Calibration trials for the problem-solving dimension revealed a similar need for the reconstruction of a problem-solving thread—to follow the co-construction of ideas and flow of problem-solving acts (e.g., proposing a strategy or performing a solution step)—prior to the coding of problem solving.
Calibration trials showed that threading is of utmost importance for the analysis of chat-based small-group problem solving and should be assigned prior to the (conversational) coding. In the next section we will discuss the reliability for threading and coding of three dimensions in detail, as their calculation presented additional methodological issues—more specifically the risk for reliability overestimation. In line with Strijbos et al. (2006) we address reliability stability by presenting two trials, each covering about 10% of the data.
Reliability of Threading, Coding and Reliability Overestimation
Reliability of Threading
Threading is already a deep interpretation of the data and therefore a reliability statistic should be determined. The calculation of threading reconstruction reliability proved complicated, because coders can assign a thread indicator to a chat line or not, assign an indicator to the same chat line or to a different chat line. As a result, only a proportion agreement can be computed. We used three coders (author and two research assistants) and computed two indices for all possible coder dyads:
•For the assignment of a thread or not by both coders (% thread);
•For the assignment of the same thread whenever both assigned a thread (% same).
Table 22-2 presents the results for both reliability trials for each pair of coders. The first trial (R1) consisted of 500 chat lines and the second trial (R2) consisted of 449 chat lines. The top of Table 22-2 presents the results for the conversational thread and the bottom the results for the problem-solving thread.
Table 22-2. The proportion-agreement indices.
Conversational threadR1 / R2
Pair / % thread / % same / % thread / % same
1 – 2 / .832 / .731 / .835 / .712
1 – 3 / .778 / .727 / .824 / .749
2 – 3 / .750 / .687 / .832 / .730
Problem-solving thread
R1 / R2
Pair / % thread / % same / % thread / % same
1 – 2 / .756 / .928 / .942 / .983
1 – 3 / .805 / .879 / .909 / .967
2 – 3 / .753 / .890 / .880 / .935
A threshold for the proportion-agreement reliability of segmentation does not exist in CSCL research (De Wever et al., 2006; Rourke et al., 2001), nor in the field of content analysis (Neuendorf, 2002; Riffe, Lacy & Fico, 1998). Given the various perspectives in the literature, a range of .70 to .80 for proportion agreement can serve as the criterion value. Combined results for the conversational thread reveal that, on average, both coders assign a thread in 80.7% of all cases. Overall, 72.2% of the thread assignments are the same. These combined results show that the reliability of conversational threading is actually quite stable and fits the .70 to .80 range.

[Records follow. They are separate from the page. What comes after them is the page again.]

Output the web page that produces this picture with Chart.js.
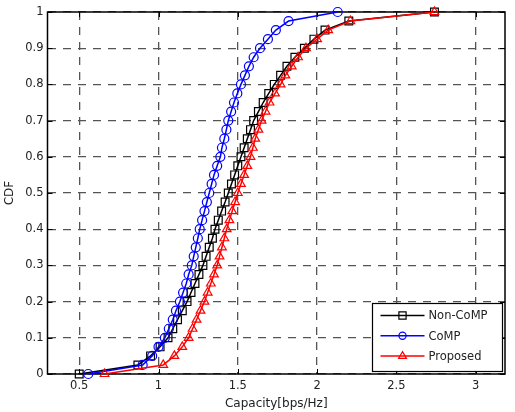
<!DOCTYPE html>
<html>
<head>
<meta charset="utf-8">
<script src="https://cdn.jsdelivr.net/npm/chart.js@4"></script>
<style>
  body { margin: 0; background: white; }
</style>
</head>
<body>
<canvas id="cdfChart" width="515" height="412"></canvas>
<script>
// cdf levels (same for every curve, 41 points)
const cdfLevels = [0, 0.025, 0.05, 0.075, 0.1, 0.125, 0.15, 0.175, 0.2, 0.225, 0.25, 0.275, 0.3, 0.325, 0.35, 0.375,
    0.4, 0.425, 0.45, 0.475, 0.5, 0.525, 0.55, 0.575, 0.6, 0.625, 0.65, 0.675, 0.7, 0.725, 0.75, 0.775,
    0.8, 0.825, 0.85, 0.875, 0.9, 0.925, 0.95, 0.975, 1];

// capacity values
const nonComp = [0.50, 0.87, 0.95, 1.01, 1.06, 1.09, 1.12, 1.15, 1.18, 1.205, 1.23, 1.255, 1.28, 1.30, 1.32, 1.34,
    1.356, 1.377, 1.398, 1.42, 1.44, 1.46, 1.48, 1.50, 1.52, 1.54, 1.56, 1.58, 1.60, 1.63, 1.66, 1.695,
    1.73, 1.77, 1.81, 1.86, 1.92, 1.98, 2.05, 2.20, 2.74];
const comp = [0.557, 0.90, 0.96, 1.00, 1.04, 1.065, 1.09, 1.11, 1.135, 1.155, 1.175, 1.19, 1.21, 1.222, 1.235, 1.248,
    1.26, 1.275, 1.29, 1.305, 1.32, 1.335, 1.35, 1.37, 1.39, 1.40, 1.415, 1.428, 1.44, 1.458, 1.476, 1.497,
    1.52, 1.545, 1.57, 1.60, 1.64, 1.69, 1.74, 1.82, 2.13];
const proposed = [0.66, 1.03, 1.10, 1.15, 1.19, 1.215, 1.24, 1.265, 1.29, 1.31, 1.33, 1.35, 1.37, 1.385, 1.40, 1.415,
    1.43, 1.447, 1.465, 1.483, 1.50, 1.52, 1.54, 1.56, 1.58, 1.595, 1.61, 1.63, 1.65, 1.675, 1.70, 1.735,
    1.77, 1.80, 1.84, 1.88, 1.93, 2.00, 2.07, 2.21, 2.74];

const seriesNames = ['Non-CoMP', 'CoMP', 'Proposed'];
const xTicks = [0.5, 1, 1.5, 2, 2.5, 3];
const yTicks = [0, 0.1, 0.2, 0.3, 0.4, 0.5, 0.6, 0.7, 0.8, 0.9, 1];

const textColor = '#222';
const fontName = '"DejaVu Sans", sans-serif';

function toPoints(xs) {
    return xs.map((x, i) => ({ x: x, y: cdfLevels[i] }));
}

// little marker drawer for the legend
function marker(ctx, style, x, y, r) {
    ctx.beginPath();
    if (style === 'rect') {
        ctx.rect(x - r, y - r, 2 * r, 2 * r);
    } else if (style === 'circle') {
        ctx.arc(x, y, r, 0, Math.PI * 2);
    } else {
        ctx.moveTo(x, y - r);
        ctx.lineTo(x + r * 0.87, y + r * 0.5);
        ctx.lineTo(x - r * 0.87, y + r * 0.5);
        ctx.closePath();
    }
    ctx.stroke();
}

// matlab style box, inward ticks and legend
const matlabFrame = {
    id: 'matlabFrame',
    beforeDatasetsDraw(chart) {
        const ctx = chart.ctx;
        const a = chart.chartArea;
        const xs = chart.scales.x, ys = chart.scales.y;
        ctx.save();
        ctx.strokeStyle = '#000';
        ctx.lineWidth = 1;
        ctx.beginPath();
        xTicks.forEach(v => {
            const px = Math.round(xs.getPixelForValue(v)) + 0.5;
            ctx.moveTo(px, a.bottom); ctx.lineTo(px, a.bottom - 5);
            ctx.moveTo(px, a.top); ctx.lineTo(px, a.top + 5);
        });
        yTicks.forEach(v => {
            const py = Math.round(ys.getPixelForValue(v)) + 0.5;
            ctx.moveTo(a.left, py); ctx.lineTo(a.left + 5, py);
            ctx.moveTo(a.right, py); ctx.lineTo(a.right - 5, py);
        });
        ctx.stroke();
        ctx.lineWidth = 1.5;
        ctx.strokeRect(a.left, a.top, a.right - a.left, a.bottom - a.top);
        ctx.restore();
    },
    afterDraw(chart) {
        const ctx = chart.ctx;
        const a = chart.chartArea;
        const w = 130, h = 68;
        const bx = a.right - 2.5 - w, by = a.bottom - 2.5 - h;
        ctx.save();
        ctx.fillStyle = 'white';
        ctx.fillRect(bx, by, w, h);
        ctx.strokeStyle = '#000';
        ctx.lineWidth = 1.2;
        ctx.strokeRect(bx, by, w, h);
        ctx.font = '11.5px ' + fontName;
        ctx.textBaseline = 'middle';
        chart.data.datasets.forEach((ds, i) => {
            const y = by + 12 + i * 20.3;
            ctx.strokeStyle = ds.borderColor;
            ctx.lineWidth = ds.borderWidth;
            ctx.beginPath();
            ctx.moveTo(bx + 8, y); ctx.lineTo(bx + 52, y);
            ctx.stroke();
            ctx.lineWidth = 1.2;
            marker(ctx, ds.pointStyle, bx + 30, y, ds.pointStyle === 'triangle' ? 4.5 : 3.6);
            ctx.fillStyle = textColor;
            ctx.fillText(ds.label, bx + 56, y + 1);
        });
        ctx.restore();
    }
};

function makeSeries(name, xs, color, style, radius, order) {
    return {
        label: name,
        data: toPoints(xs),
        showLine: true,
        borderColor: color,
        backgroundColor: 'rgba(0,0,0,0)',
        borderWidth: 1.5,
        pointStyle: style,
        pointRadius: radius,
        pointBorderWidth: 1.2,
        pointBorderColor: color,
        pointBackgroundColor: 'rgba(0,0,0,0)',
        clip: false,
        order: order
    };
}

const ctx = document.getElementById('cdfChart').getContext('2d');
new Chart(ctx, {
    type: 'scatter',
    data: {
        datasets: [
            makeSeries(seriesNames[0], nonComp, '#000000', 'rect', 5.5, 3),
            makeSeries(seriesNames[1], comp, '#0000ff', 'circle', 4.5, 2),
            makeSeries(seriesNames[2], proposed, '#ff0000', 'triangle', 5, 1)
        ]
    },
    plugins: [matlabFrame],
    options: {
        responsive: false,
        animation: false,
        devicePixelRatio: 1,
        layout: { padding: { top: 12, right: 10, left: 0, bottom: 0 } },
        plugins: {
            legend: { display: false },
            tooltip: { enabled: false }
        },
        scales: {
            x: {
                type: 'linear',
                min: 0.3,
                max: 3.185,
                afterBuildTicks: s => { s.ticks = xTicks.map(v => ({ value: v })); },
                afterFit: s => { s.height = 38; },
                ticks: {
                    color: textColor,
                    padding: 5,
                    maxRotation: 0,
                    font: { family: fontName, size: 11.5 },
                    callback: v => String(v)
                },
                grid: { color: '#555', lineWidth: 1.3, drawTicks: false },
                border: { display: false, dash: [8, 7] },
                title: {
                    display: true,
                    text: 'Capacity[bps/Hz]',
                    color: textColor,
                    font: { family: fontName, size: 12 },
                    padding: { top: 0, bottom: 1 }
                }
            },
            y: {
                type: 'linear',
                min: 0,
                max: 1,
                afterBuildTicks: s => { s.ticks = yTicks.map(v => ({ value: v })); },
                afterFit: s => { s.width = 47.5; },
                ticks: {
                    color: textColor,
                    padding: 4,
                    font: { family: fontName, size: 11.5 },
                    callback: v => String(v)
                },
                grid: { color: '#555', lineWidth: 1.3, drawTicks: false },
                border: { display: false, dash: [8, 7] },
                title: {
                    display: true,
                    text: 'CDF',
                    color: textColor,
                    font: { family: fontName, size: 12 },
                    padding: { top: 3, bottom: 0 }
                }
            }
        }
    }
});
</script>
</body>
</html>
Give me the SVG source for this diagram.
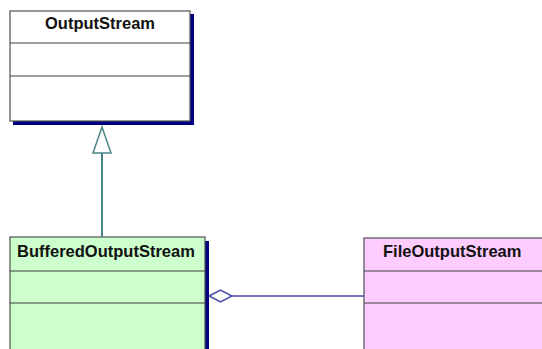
<svg xmlns="http://www.w3.org/2000/svg" width="542" height="349" viewBox="0 0 542 349">
<style>
.box{stroke:#505050;stroke-width:1.2}
.div{stroke:#404040;stroke-width:1.2}
.shadow{fill:#000080}
.t{font-family:"Liberation Sans",Arial,sans-serif;font-weight:bold;font-size:16.5px;fill:#111}
</style>
<rect width="542" height="349" fill="#ffffff"/>
<g id="OutputStream">
<rect class="shadow" x="13" y="14" width="181" height="111"/>
<rect class="box" x="10" y="11" width="180" height="110" fill="#ffffff"/>
<line class="div" x1="10" y1="43" x2="190" y2="43"/>
<line class="div" x1="10" y1="76" x2="190" y2="76"/>
<text class="t" x="100" y="29" text-anchor="middle">OutputStream</text>
</g>
<g id="BufferedOutputStream">
<rect class="shadow" x="13" y="241" width="196" height="120"/>
<rect class="box" x="10" y="237" width="195" height="120" fill="#ccffcc"/>
<line class="div" x1="10" y1="271" x2="205" y2="271"/>
<line class="div" x1="10" y1="303" x2="205" y2="303"/>
<text class="t" x="17" y="257">BufferedOutputStream</text>
</g>
<g id="FileOutputStream">
<rect class="box" x="364" y="238" width="190" height="120" fill="#ffccff"/>
<line class="div" x1="364" y1="271" x2="542" y2="271"/>
<line class="div" x1="364" y1="303" x2="542" y2="303"/>
<text class="t" x="383" y="257">FileOutputStream</text>
</g>
<g id="connectors">
<line x1="102" y1="153" x2="102" y2="237" stroke="#4a8585" stroke-width="2"/>
<polygon points="102,127 93,153 111,153" fill="#ffffff" stroke="#4a8585" stroke-width="1.5"/>
<line x1="232" y1="296" x2="364" y2="296" stroke="#4848a8" stroke-width="1.5"/>
<polygon points="209,296 220.5,290 232,296 220.5,302" fill="#ffffff" stroke="#4848a8" stroke-width="1.5"/>
</g>
</svg>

The results of both reliability trials reveal for the problem-solving thread that, on average, in 87% of all the instances both coders assigned a thread. Of all threading assignments by either coder 91.5% are the same. These results show that the reliability of problem-solving threading exceeds the .70 to .80 range. It should be noted that the problem-solving thread is very often the same as the conversation thread, so the reliability indices are automatically higher. The R2 selection also contained fewer problem-solving utterances than R1, so the problem-solving thread is more similar to the conversational thread and thus the reliability is higher. Since the reliability of problem-solving threading depends on the number of utterances that actually contain problem-solving content, it will fluctuate between transcripts. Therefore, the first trial should be regarded as a satisfactory lower bound: 77.1% for thread assignment and 89.9% for same thread assignment.
Reliability of Three Coding Dimensions and Reliability Overestimation
Given the impact of the conversational and problem-solving threads during the calibration sessions, codes were added or changed, definitions adjusted, prototypical examples added, and rules to handle exceptions established. Nine calibration trials were conducted prior to the reliability trials.
We used three coders (author and two research assistants) and adopted a stratified coding approach for each reliability trial: the coders first individually assigned the conversation threads, followed by a discussion to construct an agreed upon conversational thread, after which each coder independently coded the conversational and social dimension. Next, coders first individually assigned the problem-solving thread before a discussion was held to construct an agreed upon problem-solving thread, followed by assigning the problem-solving codes. Between both reliability trials, minor changes were made in the wording of a definition or adjusting a rule. The final version of the coding scheme included 40 code definitions (with examples of actual data samples) in 5 dimensions (not counting the mathematical and system-support dimensions) (see Table 22-1). Mastery of the coding procedure is laborious; some dimensions take about twenty hours of training and discussion with an experienced coder.